There were a number of firsts for the Knoxville Symphony Orchestra and their Masterworks concerts last weekend—some matter of fact, some exciting, while others were, well, unfortunate. Among the latter was Friday’s first-of-the-season ice storm, which reduced that night’s attendance by at least half, to a relative handful of dedicated concertgoers.
On the happier side of things, Toshiyuki Shimada, the first guest conductor of this season for KSO, was making his first-ever appearance with the orchestra, tackling a challenging program of Tchaikovsky, Beethoven, and Schumann. The performance of the Beethoven work itself, the Piano Concerto No. 5, “Emperor,” was the first from the KSO that I had heard. These performances of the “Emperor” were also the first for KSO’s guest pianist, Gleb Ivanov—one of those first times we are likely to remember fondly.
Ivanov’s physical stature—a substantial height and solid build—imply a pianist capable of overwhelming power. While the power is there, it is skillfully controlled and, surprisingly, is matched by a genuine and intelligent sensitivity and an emotional delicacy of tone.
What the “Emperor” requires from pianists, though, is more than mastery of runs, multiple voices, and beautiful tone; it requires an understanding, an overview, a plan, that guides both the details and broad passages from beginning to end, lest one become bogged down in Beethoven’s obstacles of structure. In this, Ivanov was miraculously successful and courageous, apparently unafraid to contrast moments of plainness and rigidity with moments of Romantic lusciousness.

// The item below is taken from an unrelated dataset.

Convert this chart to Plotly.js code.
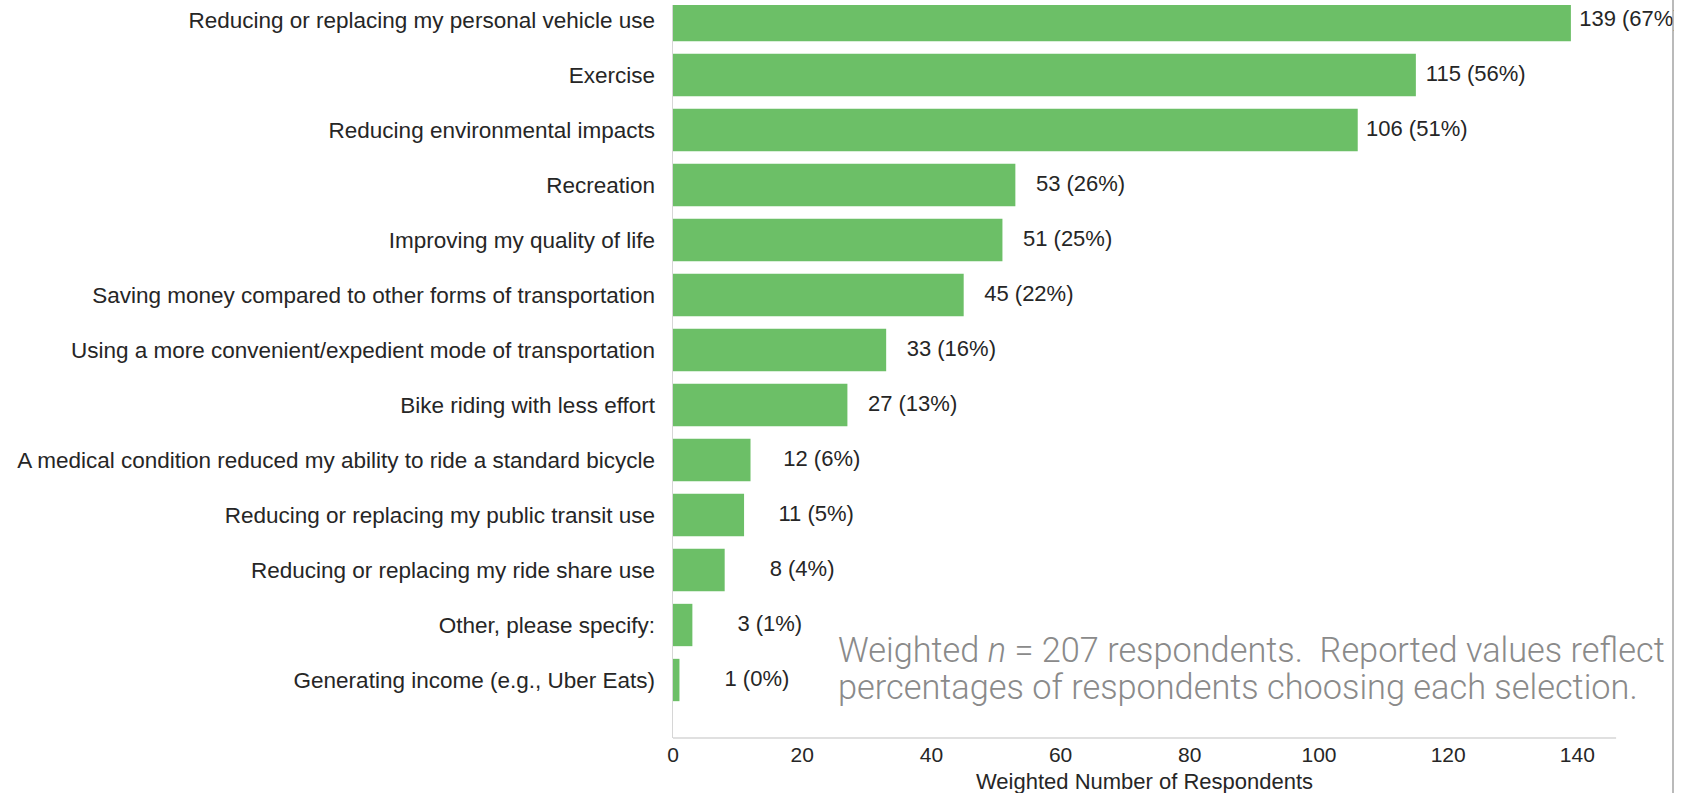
<!DOCTYPE html>
<html>
<head>
<meta charset="utf-8">
<script src="https://cdn.plot.ly/plotly-3.0.1.min.js"></script>
<style>
  html, body { margin: 0; padding: 0; background: #ffffff; }
  #chart { width: 1682px; height: 793px; }
</style>
</head>
<body>
<div id="chart"></div>
<script>
// ---- Data (top to bottom as shown) ----
const categories = [
  "Reducing or replacing my personal vehicle use",
  "Exercise",
  "Reducing environmental impacts",
  "Recreation",
  "Improving my quality of life",
  "Saving money compared to other forms of transportation",
  "Using a more convenient/expedient mode of transportation",
  "Bike riding with less effort",
  "A medical condition reduced my ability to ride a standard bicycle",
  "Reducing or replacing my public transit use",
  "Reducing or replacing my ride share use",
  "Other, please specify:",
  "Generating income (e.g., Uber Eats)"
];
const counts   = [139, 115, 106, 53, 51, 45, 33, 27, 12, 11, 8, 3, 1];
const percents = [67, 56, 51, 26, 25, 22, 16, 13, 6, 5, 4, 1, 0];
const xTickVals = [0, 20, 40, 60, 80, 100, 120, 140];
const xTitle = "Weighted Number of Respondents";
const noteLine1 = "Weighted <i>n</i> = 207 respondents.\u00a0 Reported values reflect";
const noteLine2 = "percentages of respondents choosing each selection.";

// ---- Styling / layout constants ----
const W = 1682, H = 793;
const M = { l: 673, r: 0, t: 5, b: 55 };
const PX_PER_UNIT = 6.4597;
const X_MAX = (W - M.l - M.r) / PX_PER_UNIT;   // plot runs to the page edge
const AXIS_END = 146;                          // visible axis line ends here
const LABEL_OFFSET = 17.0;        // labels right-aligned this many data units past bar end
const FONT = "Liberation Sans, Arial, Helvetica, sans-serif";
const TXT = "#262626";
const plotW = W - M.l - M.r, plotH = H - M.t - M.b;
const px2paperX = p => (p - M.l) / plotW;
const px2paperY = p => (H - M.b - p) / plotH;

const labels = counts.map((c, i) => c + " (" + percents[i] + "%)");

const bars = {
  type: "bar",
  orientation: "h",
  y: categories,
  x: counts,
  marker: { color: "#6cbf67", line: { width: 0 } },
  hoverinfo: "skip",
  showlegend: false
};

const valueText = {
  type: "scatter",
  mode: "text",
  y: categories,
  x: counts.map(c => c + LABEL_OFFSET),
  text: labels,
  textposition: "middle left",
  textfont: { family: FONT, size: 22, color: TXT },
  cliponaxis: false,
  hoverinfo: "skip",
  showlegend: false
};

const layout = {
  width: W, height: H,
  margin: M,
  paper_bgcolor: "#ffffff",
  plot_bgcolor: "#ffffff",
  bargap: 0.23,
  font: { family: FONT, color: TXT },
  xaxis: {
    range: [0, X_MAX],
    tickvals: xTickVals,
    ticktext: xTickVals.map(String),
    tickfont: { family: FONT, size: 21, color: TXT },
    showgrid: false,
    zeroline: false,
    showline: false,
    ticks: "",
    ticklen: 0,
    ticklabelstandoff: 2
  },
  yaxis: {
    type: "category",
    categoryorder: "array",
    categoryarray: categories,
    range: [(H - M.b - 20) / 55, (M.t - 20) / 55],
    tickfont: { family: FONT, size: 22.5, color: TXT },
    showgrid: false,
    zeroline: false,
    showline: true,
    linecolor: "#d6d6d6",
    linewidth: 1.5,
    ticks: "",
    ticklen: 0,
    ticklabelstandoff: 12
  },
  shapes: [
    // x-axis line (stops short of the page edge, as in the reference)
    { type: "line", xref: "x", yref: "paper", x0: 0, x1: AXIS_END, y0: 0, y1: 0,
      line: { color: "#d6d6d6", width: 1.5 }, layer: "above" },
    // crop of the right edge and the thin frame line
    { type: "rect", xref: "paper", yref: "paper",
      x0: px2paperX(1674), x1: px2paperX(W + 20), y0: px2paperY(H + 10), y1: px2paperY(-10),
      fillcolor: "#ffffff", line: { width: 0 }, layer: "above" },
    { type: "line", xref: "paper", yref: "paper",
      x0: px2paperX(1673), x1: px2paperX(1673), y0: px2paperY(H), y1: px2paperY(0),
      line: { color: "#8c8c8c", width: 1.2 }, layer: "above" }
  ],
  annotations: [
    { xref: "x", yref: "paper", x: AXIS_END / 2, y: px2paperY(781),
      xanchor: "center", yanchor: "middle", showarrow: false,
      text: xTitle, font: { family: FONT, size: 22, color: TXT } },
    { xref: "paper", yref: "paper", x: px2paperX(836), y: px2paperY(650),
      xanchor: "left", yanchor: "middle", showarrow: false, align: "left",
      text: noteLine1, font: { family: "Roboto, Open Sans, sans-serif", size: 34.3, color: "#8a8a8a", weight: 300 } },
    { xref: "paper", yref: "paper", x: px2paperX(836), y: px2paperY(686.5),
      xanchor: "left", yanchor: "middle", showarrow: false, align: "left",
      text: noteLine2, font: { family: "Roboto, Open Sans, sans-serif", size: 34.3, color: "#8a8a8a", weight: 300 } }
  ]
};

Plotly.newPlot("chart", [bars, valueText], layout, { displayModeBar: false, staticPlot: true });
</script>
</body>
</html>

In the opening movement, Ivanov’s attention to the sudden dynamic and tempo changes pushed and pulled at one’s emotions, tugging the listener from turmoil to tranquility. The second, adagio movement, one of the most achingly beautiful slow movements in the concerto repertoire, and the transition to the Finale, revealed perhaps the one technical problem of the performance: a bit of communication difficulty between Shimada and the soloist in which coordination was momentarily frayed at the edges. However, these issues paled in comparison to the total effect of the performance, which was eye-opening and deeply rewarding.
Shimada and the orchestra returned from intermission to take on Robert Schumann’s “Rhenish” Symphony (Symphony No. 3 in E-flat), a work that saw its first performance in Düsseldorf in 1851. Although Schumann stated that his intention was to mirror something of life along the Rhine, any such impressions are mostly invisible to modern audiences, and probably were to a majority of 19th-century listeners as well. Following the Beethoven concerto as it did, the symphony reveals Schumann’s emotional foundation, which he built on with his own innate—and sometimes tortured—creativity.
Some music writers through the years have gently questioned Schumann’s abilities as an orchestrator. Gustav Mahler himself, while conductor of the New York Philharmonic, performed the second and third symphonies, but in his own altered versions, which featured simplifications to the instrumentation and changes to dynamics. Shimada accomplished much of the same effect, it seemed, maintaining the fertile flow of musical ideas by carefully massaging dynamics to balance textures of one section against another. Tiny tempo changes did not escape his view, either, although his precise cuing was something of two-edged sword. Nevertheless, the attention to the crispness of entrances, particularly among the string sections, delivered a supremely confident tone.
Shimada began the evening with a wonderful curtain-raiser: Tchaikovsky’s Polonaise, which opens Act III of his opera Eugene Onegin. Above all, Tchaikovsky excels at textures and impressions created from specific instrument combinations; Shimada was careful to wring every bit of delight and fun from them. The retort of majestic horns against the strings was nicely accentuated, as was a similar section of horns answering the tea-house textures of flutes and oboes. And, of course, the elation of Tchaikovsky’s strings swept us away, momentarily at least, to a place of grandeur—melting, if only briefly, January’s ice.